Exam: IRS Takes Steps to Improve Partnership Audit and Enforcement
Journal of Tax Practice & Procedure
The Internal Revenue Service (IRS) continues its efforts to enhance partnership audit and enforcement through its latest compliance program, specific-issue campaigns, and other projects. While these measures have been underway for several years, the IRS announced that it expects to use some of the additional funding from the Inflation Reduction Act (IRA) to add new personnel and technology to support such initiatives. In this article, George Hani and Marissa Lee* review areas of increased audit and enforcement interest, including the Large Business and International (LB&I) Division's four active campaigns focused on partnership tax issues, and they examine whether increased reporting could lead to increased audits.
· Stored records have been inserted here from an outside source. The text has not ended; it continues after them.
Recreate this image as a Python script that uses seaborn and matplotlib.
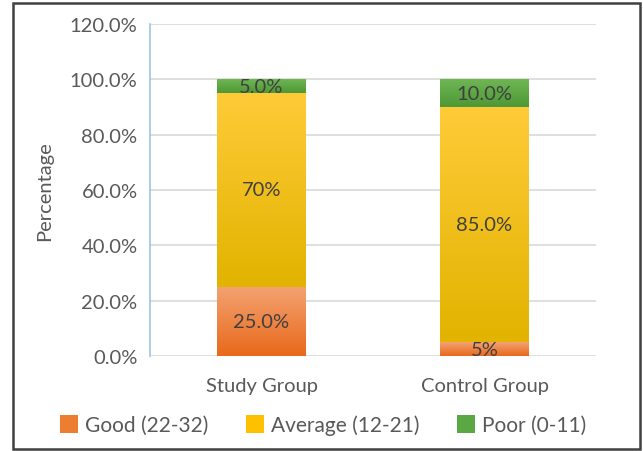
import numpy as np
import pandas as pd
import seaborn as sns
import matplotlib.pyplot as plt
from matplotlib.patches import Rectangle, Patch
from matplotlib.colors import LinearSegmentedColormap

groups = ['Study Group', 'Control Group']
good = [25.0, 5.0]
average = [70.0, 85.0]
poor = [5.0, 10.0]
series_names = ['Good (22-32)', 'Average (12-21)', 'Poor (0-11)']
good_labels = ['25.0%', '5%']
average_labels = ['70%', '85.0%']
poor_labels = ['5.0%', '10.0%']

sns.set_style('white')
plt.rcParams['font.family'] = ['Lato', 'DejaVu Sans']

df = pd.DataFrame({'group': groups, 'good': good, 'average': average, 'poor': poor})
df['top_avg'] = df['good'] + df['average']
df['top_poor'] = df['top_avg'] + df['poor']

# colours (top, bottom) for a light vertical gradient like the original
grad = {
    'poor': ('#6DB653', '#4E9835'),
    'average': ('#FFCB38', '#E2B300'),
    'good': ('#F4A272', '#E8691B'),
}
solid = {'poor': '#5AA843', 'average': '#FFC000', 'good': '#ED7D31'}

fig = plt.figure(figsize=(6.43, 4.52), dpi=100)
ax = fig.add_axes([0.2333, 0.2102, 0.6936, 0.7345])

# stacked bars drawn as overlapping cumulative bars
sns.barplot(data=df, x='group', y='top_poor', color=solid['poor'], width=0.395, ax=ax, zorder=2)
n1 = len(ax.patches)
sns.barplot(data=df, x='group', y='top_avg', color=solid['average'], width=0.395, ax=ax, zorder=3)
n2 = len(ax.patches)
sns.barplot(data=df, x='group', y='good', color=solid['good'], width=0.395, ax=ax, zorder=4)

layers = ['poor'] * n1 + ['average'] * (n2 - n1) + ['good'] * (len(ax.patches) - n2)
bottoms = {'poor': df['top_avg'].tolist(), 'average': df['good'].tolist(), 'good': [0, 0]}
for i, (p, key) in enumerate(zip(list(ax.patches), layers)):
    p.set_edgecolor('none')
    idx = i % len(groups)
    x0 = p.get_x()
    w = p.get_width()
    y0 = bottoms[key][idx]
    y1 = p.get_height()
    cmap = LinearSegmentedColormap.from_list(key, [grad[key][1], grad[key][0]])
    img = ax.imshow(np.linspace(0, 1, 100).reshape(-1, 1), cmap=cmap, origin='lower',
                    extent=[x0, x0 + w, y0, y1], aspect='auto', zorder=p.get_zorder() + 0.5)
    clip = Rectangle((x0, y0), w, y1 - y0, transform=ax.transData)
    img.set_clip_path(clip)

ax.set_xlim(-0.5, 1.5)
ax.set_ylim(0, 120)

# value labels in the middle of each segment
for i in range(len(groups)):
    ax.text(i, good[i] / 2, good_labels[i], ha='center', va='center', fontsize=14.5, color='#404040', zorder=10)
    ax.text(i, good[i] + average[i] / 2, average_labels[i], ha='center', va='center', fontsize=14.5, color='#404040', zorder=10)
    ax.text(i, good[i] + average[i] + poor[i] / 2, poor_labels[i], ha='center', va='center', fontsize=14.5, color='#404040', zorder=10)

ax.set_yticks(np.arange(0, 121, 20))
ax.set_yticklabels([f'{v:.1f}%' for v in np.arange(0, 121, 20)])
ax.yaxis.grid(True, color='#D9D9D9', linewidth=1.2, zorder=0)
ax.set_axisbelow(True)
ax.tick_params(axis='both', length=0, labelsize=14.5, labelcolor='#595959')
ax.tick_params(axis='y', pad=9)
ax.tick_params(axis='x', pad=15)
ax.set_xlabel('')
ax.set_ylabel('Percentage', fontsize=14.5, color='#595959', labelpad=12)
for s in ['top', 'right', 'bottom']:
    ax.spines[s].set_visible(False)
ax.spines['left'].set_color('#9DC3E6')
ax.spines['left'].set_linewidth(1.2)

handles = [Patch(facecolor=solid[k], edgecolor='none') for k in ['good', 'average', 'poor']]
fig.legend(handles, series_names, loc='center', bbox_to_anchor=(0.502, 0.058), ncol=3, frameon=False,
           fontsize=15, labelcolor='#595959', handlelength=0.9, handleheight=0.9,
           handletextpad=0.3, columnspacing=1.8)

fig.patches.append(Rectangle((0.0202, 0.0044), 0.975, 0.9867, transform=fig.transFigure,
                             fill=False, edgecolor='#404040', linewidth=1.8))

fig.savefig('out.png', dpi=100)
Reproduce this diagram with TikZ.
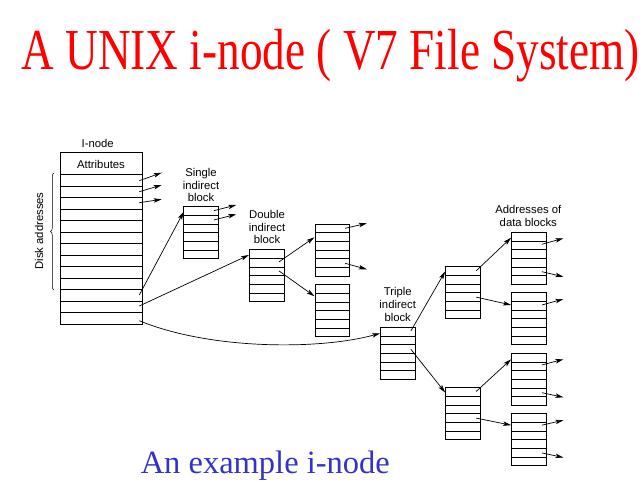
\documentclass[tikz,border=0pt]{standalone}
\usepackage{fontspec}
\setmainfont{Liberation Serif}
\newfontfamily\helv{Liberation Sans}
\usetikzlibrary{calc,arrows.meta,decorations.pathreplacing}
\definecolor{titlered}{RGB}{255,0,0}
\definecolor{subblue}{RGB}{51,51,204}
\newcommand\blockrows[1]{%
  \foreach \i in {1,...,5}{%
    \draw[rowline] ($(#1.north west)!\i/6!(#1.south west)$) -- ($(#1.north east)!\i/6!(#1.south east)$);}}
\begin{document}
\begin{tikzpicture}[x=1pt,y=-1pt,
  every node/.style={inner sep=0pt,outer sep=0pt},
  blk/.style={draw,line width=0.8pt,minimum width=34.5pt,minimum height=52pt},
  rowline/.style={line width=0.6pt},
  arr/.style={line width=0.7pt,-{Stealth[length=8pt,width=4.4pt,inset=1.8pt]}},
  lbl/.style={font=\helv\fontsize{11.3}{12.8}\selectfont,align=center}]
\useasboundingbox (0,0) rectangle (643,502);
% titles
\node[anchor=base,text=titlered,font=\fontsize{58}{60}\selectfont] (title) at (330.7,70) {\scalebox{0.78}[1]{A UNIX i-node ( V7 File System)}};
\node[anchor=base,text=subblue,font=\fontsize{32.5}{34}\selectfont] (sub) at (265.3,474) {An example i-node};
% i-node
\node[draw,line width=0.8pt,minimum width=82pt,minimum height=171.6pt] (inode) at (101,238.5) {};
\foreach \k in {0,...,12}{\draw[rowline] ($(inode.north west)+(0,22+\k*11.5)$) -- ($(inode.north east)+(0,22+\k*11.5)$);}
\node[lbl] (inodelbl) at (97.7,143.3) {I-node};
\node[lbl] (attr) at (101,164) {Attributes};
\draw[line width=0.5pt,decorate,decoration={brace,amplitude=3.5pt}] (54,290) -- (54,173);
\node[lbl,rotate=90] (disk) at (39,231) {Disk addresses};
% blocks
\node[blk] (single) at (201,232.7) {};
\node[blk] (double) at (266.7,275.5) {};
\node[blk] (dup) at (332.2,250) {};
\node[blk] (dlo) at (332.2,310.5) {};
\node[blk] (triple) at (397.9,353.3) {};
\node[blk] (tup) at (462.9,292.5) {};
\node[blk] (tlo) at (462.9,413.5) {};
\node[blk] (ta) at (528.9,258.3) {};
\node[blk] (tb) at (528.9,318.7) {};
\node[blk] (tc) at (528.9,379.3) {};
\node[blk] (td) at (528.9,439.5) {};
\foreach \b in {single,double,dup,dlo,triple,tup,tlo,ta,tb,tc,td}{\blockrows{\b}}
% labels
\node[lbl] (singlelbl) at (201,185) {Single\\indirect\\block};
\node[lbl] (doublelbl) at (267,227) {Double\\indirect\\block};
\node[lbl] (triplelbl) at (397.7,304.7) {Triple\\indirect\\block};
\node[lbl] (datalbl) at (528.3,216) {Addresses of\\data blocks};
% i-node arrows
\draw[arr] ($(inode.north east)+(-2.7,28)$) -- ++(22.4,-8);
\draw[arr] ($(inode.north east)+(-2.7,39)$) -- ++(22.4,-6.7);
\draw[arr] ($(inode.north east)+(-2.7,50)$) -- ++(22.4,-3.4);
\draw[arr] ($(inode.north east)+(-2.7,142.3)$) -- ($(single.north west)+(0,5)$);
\draw[arr] ($(inode.north east)+(-2.7,153.3)$) -- ($(double.north west)+(-0.5,5.5)$);
\draw[arr] ($(inode.north east)+(-2.7,168)$) .. controls (210,350) and (320,350) .. ($(triple.north west)+(-0.5,6)$);
% single
\draw[arr] ($(single.north east)+(-4.4,4)$) -- ++(22.4,-5.7);
\draw[arr] ($(single.north east)+(-4.4,13.3)$) -- ++(22.4,-5.7);
% double
\draw[arr] ($(double.north east)+(-5,12.4)$) -- ($(dup.north west)+(-0.5,13.3)$);
\draw[arr] ($(double.north east)+(-5,21.4)$) -- ($(dlo.north west)+(-0.5,11.7)$);
\draw[arr] ($(dup.north east)+(-4.3,4.3)$) -- ++(21.7,-5);
\draw[arr] ($(dup.north east)+(-4.3,39.3)$) -- ++(21.7,6);
% triple
\draw[arr] ($(triple.north east)+(-4.3,3.7)$) -- ($(tup.north west)+(-0.5,5)$);
\draw[arr] ($(triple.north east)+(-4.3,22)$) -- ($(tlo.north west)+(-0.5,5)$);
\draw[arr] ($(tup.north east)+(-4,4.3)$) -- ($(ta.north west)+(-0.5,5.4)$);
\draw[arr] ($(tup.north east)+(-4,30.6)$) -- ($(tb.north west)+(-0.5,12.3)$);
\draw[arr] ($(tlo.north east)+(-4,4)$) -- ($(tc.north west)+(-0.5,6)$);
\draw[arr] ($(tlo.north east)+(-4,30.6)$) -- ($(td.north west)+(-0.5,11.7)$);
% data block addresses
\draw[arr] ($(ta.north east)+(-4.3,12)$) -- ++(21.6,-6);
\draw[arr] ($(ta.north east)+(-4.3,39.4)$) -- ++(21.6,5);
\draw[arr] ($(tb.north east)+(-4.3,12.3)$) -- ++(21.6,-6);
\draw[arr] ($(tc.north east)+(-4.3,11.7)$) -- ++(21.6,-5.7);
\draw[arr] ($(tc.north east)+(-4.3,39.4)$) -- ++(21.6,4.6);
\draw[arr] ($(td.north east)+(-4.3,11.7)$) -- ++(21.6,-5);
\draw[arr] ($(td.north east)+(-4.3,39.4)$) -- ++(21.6,4.6);
\end{tikzpicture}
\end{document}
The authors conclude that the IRS is committed to improve the quantity and quality of its partnership audits and has enacted various initiatives. The IRS has adopted the Bipartisan Budget Act of 2015 (BBA) rules shifting tax liability from partners to a partnership, refined its audit selection process supported by new technology and more personnel, taken issue-based audits and other compliance measures, and required more standardized and detailed tax reporting. As the IRS continues to iron out the implementation details, partnerships and partners should pay close attention to follow-up developments and changes related to the IRS audit and enforcement.